Plagiarism shall be defined as the act of incorporating ideas, words, or specific substance of another, whether purchased, borrowed, or otherwise obtained, and submitting same to the University as one’s own work to fulfill academic requirements without giving credit to the appropriate source. Plagiarism shall include but not be limited to (a) submitting work, either in part or in whole, completed by another; (b) omitting footnotes for ideas, statements, facts, or conclusions that belong to another; (c) omitting quotation marks when quoting directly from another, whether it be a paragraph, sentence, or part thereof; (d) close and lengthy paraphrasing of the writings of another; (e) submitting another person’s artistic works, such as musical compositions, photographs, paintings, drawings, or sculptures; and (f) submitting as one’s own work papers purchased from research companies. Those guilty of committing plagiarism or cheating will receive an F for both the assignment and the entire course.

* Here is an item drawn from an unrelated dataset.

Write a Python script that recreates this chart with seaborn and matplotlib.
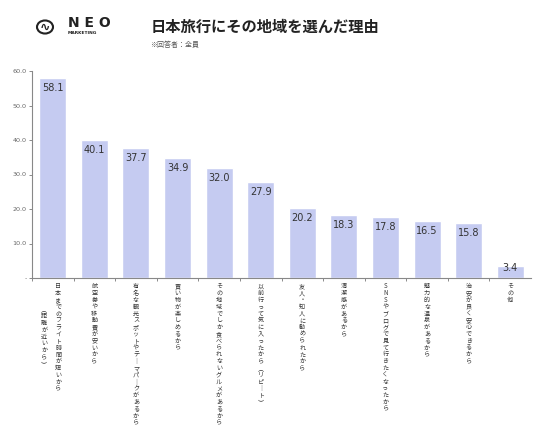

“Students agree that by taking this course all required papers may be subject to submission for textual similarity review to Blackboard’s Turnitinc.com for the detection of plagiarism. All submitted papers will be included as source documents in the Turnitin.com reference database solely for the purpose of detecting plagiarism of such papers. You may submit papers in such a way that no identifying information about you is included. Another option is that you may request, in writing, that your papers not be submitted to Turnitin.com. However, if you choose this option you will be required to provide documentation to substantiate that the papers are your original work and do not include any plagiarized material.”
If you are a student with a disability and believe you will need accommodations for this class, it is your responsibility to contact Student Disability Services at (619) 594-6473. To avoid any delay in the receipt of your accommodations, you should contact Student Disability Services as soon as possible. Please note that accommodations are not retroactive, and that I cannot provide accommodations based upon disability until I have received an accommodation letter from Student Disability Services.